I press pause on my audio-recorder, and I sit with the stillness.
The wind through the mesquite is louder than the road behind me.
And this is also what I needed: nature filling my ears — louder than the road, louder than all the industrial noises that surely surround us.
Dare I say, it’s a perfect day.
As I open my eyes, I find that Bee is now over by the entrance to the dog park. He gazes longingly at a smaller dog beyond the fence. He runs back and forth, as if to say, “I’m here, I’m here.”
Bee is a love.
He is here to play, to run, to sniff the universe of possibility. He is the perennial optimist — always believing that another dog will arrive. But as for me, on this particular day, I’m the opposite.
I came here hoping for the gift of a ghost-town on Christmas Day. I came to this public dog park to simply sit and be a ghost. Just me and my dog.
And I know, this is a public space. It’s made to be shared. On a good day, I would celebrate how this dog park, like most public spaces, just comes to life when the public arrives, but, not today.

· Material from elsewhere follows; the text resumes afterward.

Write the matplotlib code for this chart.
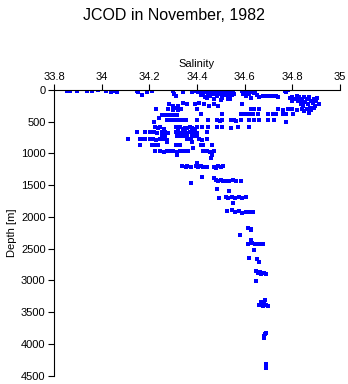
import matplotlib
matplotlib.use("Agg")
import matplotlib.pyplot as plt
import numpy as np

plt.rcParams["font.family"] = ["Liberation Sans", "DejaVu Sans"]

# upper layer, 0-400 m
upper_sal = [33.855, 33.867, 33.897, 33.939, 33.96, 33.985, 34.02, 34.04, 34.045, 34.05, 34.06, 34.065,
             34.15, 34.153, 34.171, 34.19, 34.21, 34.30, 34.305, 34.312, 34.34, 34.38, 34.395,
             34.40, 34.405, 34.41, 34.415, 34.42, 34.425, 34.43, 34.435, 34.44, 34.445, 34.45, 34.455,
             34.46, 34.465, 34.47, 34.475, 34.48, 34.485, 34.49, 34.495, 34.50, 34.505, 34.51, 34.515,
             34.52, 34.525, 34.53, 34.535, 34.54, 34.545, 34.55, 34.555, 34.44, 34.47, 34.50, 34.53,
             34.59, 34.595, 34.60, 34.605, 34.61, 34.615, 34.62, 34.625, 34.63, 34.635, 34.64, 34.645, 34.65,
             34.66, 34.675, 34.69, 34.70, 34.715, 34.73, 34.74, 34.77, 34.78, 34.775,
             34.79, 34.80, 34.81, 34.82, 34.825, 34.83, 34.835, 34.84, 34.845, 34.85, 34.855, 34.86,
             34.865, 34.87, 34.875, 34.88, 34.885, 34.89, 34.895, 34.90, 34.905, 34.91, 34.86, 34.88,
             34.87, 34.85, 34.89, 34.84, 34.80,
             34.41, 34.43, 34.45, 34.47, 34.49, 34.59, 34.625, 34.64, 34.66, 34.74, 34.76, 34.78, 34.80,
             34.82, 34.84, 34.284, 34.30, 34.31, 34.32, 34.335, 34.30, 34.23, 34.34, 34.36, 34.39, 34.40,
             34.28, 34.32,
             34.415, 34.507, 34.583, 34.60, 34.62, 34.634, 34.655, 34.697, 34.718, 34.731, 34.76, 34.773,
             34.802, 34.255, 34.27, 34.285, 34.30, 34.318, 34.24]
upper_dep = [20, 15, 25, 15, 20, 10, 25, 30, 15, 20, 10, 30,
             15, 30, 80, 40, 25, 15, 60, 95, 40, 40, 20,
             5, 40, 20, 80, 10, 50, 30, 110, 5, 60, 25, 90,
             10, 45, 70, 20, 5, 100, 35, 60, 15, 130, 45, 80,
             10, 30, 100, 55, 140, 80, 20, 60, 130, 150, 160, 150,
             20, 60, 10, 100, 40, 5, 70, 130, 30, 10, 50, 20, 80,
             110, 95, 100, 90, 95, 90, 105, 20, 10, 40,
             130, 110, 150, 100, 180, 120, 220, 140, 260, 110, 190, 150,
             230, 120, 280, 170, 210, 140, 250, 180, 130, 220, 300, 320,
             360, 330, 290, 200, 180,
             210, 230, 250, 220, 260, 225, 300, 300, 295, 300, 310, 300, 300,
             310, 300, 230, 260, 280, 250, 300, 310, 300, 205, 220, 220, 300,
             300, 310,
             380, 380, 380, 385, 380, 380, 380, 380, 380, 380, 380, 385,
             380, 395, 395, 395, 395, 395, 440]

# intermediate layer, 400-1300 m
mid_sal = [34.22, 34.276, 34.29, 34.30, 34.31, 34.325, 34.34, 34.356, 34.40, 34.448, 34.486, 34.495,
           34.507, 34.541, 34.555, 34.565, 34.583, 34.617, 34.638, 34.659, 34.697, 34.722, 34.773,
           34.225, 34.235, 34.246, 34.26, 34.31, 34.32, 34.33, 34.34, 34.35, 34.36, 34.37, 34.38,
           34.39, 34.40, 34.423, 34.448, 34.486, 34.507, 34.541, 34.571, 34.617,
           34.15, 34.183, 34.205, 34.22, 34.234, 34.255, 34.265, 34.28, 34.31, 34.32, 34.33, 34.34,
           34.35, 34.36, 34.37, 34.38, 34.39, 34.40, 34.444,
           34.255, 34.265, 34.318, 34.33, 34.34, 34.36, 34.381, 34.39, 34.40,
           34.112, 34.16, 34.17, 34.183, 34.205, 34.215, 34.23, 34.245, 34.255, 34.267, 34.276, 34.36,
           34.373, 34.41, 34.42, 34.444, 34.276, 34.381,
           34.162, 34.213, 34.225, 34.238, 34.31, 34.32, 34.33, 34.415, 34.427, 34.465, 34.385,
           34.225, 34.246, 34.26, 34.275, 34.29, 34.30, 34.315, 34.33, 34.345, 34.364, 34.427, 34.44,
           34.455, 34.47, 34.318, 34.465, 34.457, 34.402,
           34.339, 34.352, 34.36, 34.373, 34.394, 34.405, 34.415, 34.427, 34.44, 34.47, 34.48, 34.49,
           34.50, 34.51]
mid_dep = [500, 470, 470, 475, 470, 475, 470, 470, 480, 480, 480, 485,
           480, 480, 480, 485, 480, 480, 480, 480, 480, 480, 500,
           590, 600, 590, 610, 590, 600, 590, 610, 595, 600, 590, 600,
           610, 590, 590, 590, 590, 590, 600, 590, 590,
           670, 670, 665, 670, 675, 665, 670, 675, 670, 665, 675, 670,
           665, 675, 670, 665, 670, 675, 670,
           720, 730, 720, 730, 720, 730, 720, 730, 725,
           775, 780, 775, 780, 780, 775, 785, 780, 775, 780, 785, 780,
           775, 780, 785, 780, 820, 820,
           866, 870, 866, 870, 866, 870, 866, 866, 870, 866, 913,
           970, 960, 975, 965, 970, 960, 975, 965, 970, 965, 970, 960,
           975, 970, 1024, 1024, 1071, 1150,
           1195, 1215, 1200, 1210, 1205, 1215, 1200, 1210, 1215, 1210, 1225, 1205,
           1215, 1205]

# deep layer, below 1300 m
deep_sal = [34.423, 34.373, 34.47, 34.48, 34.49, 34.50, 34.51, 34.52, 34.535, 34.55, 34.565, 34.583,
            34.486, 34.533, 34.491, 34.52, 34.53, 34.545, 34.56, 34.575, 34.59, 34.605, 34.55,
            34.528, 34.545, 34.56, 34.575, 34.59, 34.605, 34.62, 34.634,
            34.613, 34.625, 34.625, 34.579, 34.625, 34.613, 34.63, 34.645, 34.66, 34.676, 34.638,
            34.617, 34.651, 34.659, 34.646, 34.655, 34.665, 34.67, 34.68, 34.689, 34.646,
            34.659, 34.67, 34.675, 34.68, 34.69, 34.697, 34.685,
            34.68, 34.685, 34.69, 34.68, 34.689, 34.689]
deep_dep = [1370, 1465, 1390, 1420, 1440, 1420, 1440, 1430, 1440, 1420, 1440, 1440,
            1559, 1591, 1700, 1680, 1700, 1690, 1700, 1680, 1700, 1690, 1780,
            1910, 1890, 1920, 1910, 1935, 1915, 1920, 1915,
            2173, 2190, 2205, 2284, 2362, 2420, 2410, 2430, 2420, 2425, 2520,
            2646, 2662, 2709, 2850, 2880, 2860, 2900, 2880, 2900, 3008,
            3380, 3340, 3400, 3360, 3380, 3400, 3310,
            3880, 3850, 3830, 3900, 4315, 4378]

salinity = np.array(upper_sal + mid_sal + deep_sal)
depth = np.array(upper_dep + mid_dep + deep_dep)

fig = plt.figure(figsize=(3.48, 3.84), dpi=100)
ax = fig.add_axes([0.155, 0.0215, 0.822, 0.7445])
ax.plot(salinity, depth, "s", color="#0000ff", markersize=2.3, markeredgewidth=0,
        antialiased=False)

ax.set_xlim(33.8, 35)
ax.set_ylim(4500, 0)
ax.set_xticks([33.8, 34, 34.2, 34.4, 34.6, 34.8, 35])
ax.set_xticklabels(["33.8", "34", "34.2", "34.4", "34.6", "34.8", "35"])
ax.set_yticks(np.arange(0, 4501, 500))
ax.xaxis.tick_top()
ax.xaxis.set_label_position("top")
ax.spines["right"].set_visible(False)
ax.spines["bottom"].set_visible(False)
ax.tick_params(labelsize=8, length=4, width=0.8, direction="out", pad=2)
ax.set_xlabel("Salinity", fontsize=8, labelpad=3)
ax.set_ylabel("Depth [m]", fontsize=8, labelpad=3)
fig.suptitle("JCOD in November, 1982", fontsize=11.5, y=0.98)

fig.savefig("out.png", dpi=100)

I just need the quiet, the wind through the trees, some good deep breaths — and yes, an occasional glance at my dog, before closing my eyes and being still.
I open my eyes again — the slightest bit — and somehow, Bee notices.
He runs across the park and he leans into me. Or, we lean into each other, you might say.
I pet him, and he decides to stay a little longer.
I soothe him, I tell myself, or perhaps he’s soothing me?
It is good, either way.
And I know it won’t last. He’s got other needs.
And right as I think this, off he goes to re-smell every inch of the park.
And I guess I have other needs too.
I press record and I speak to the stillness.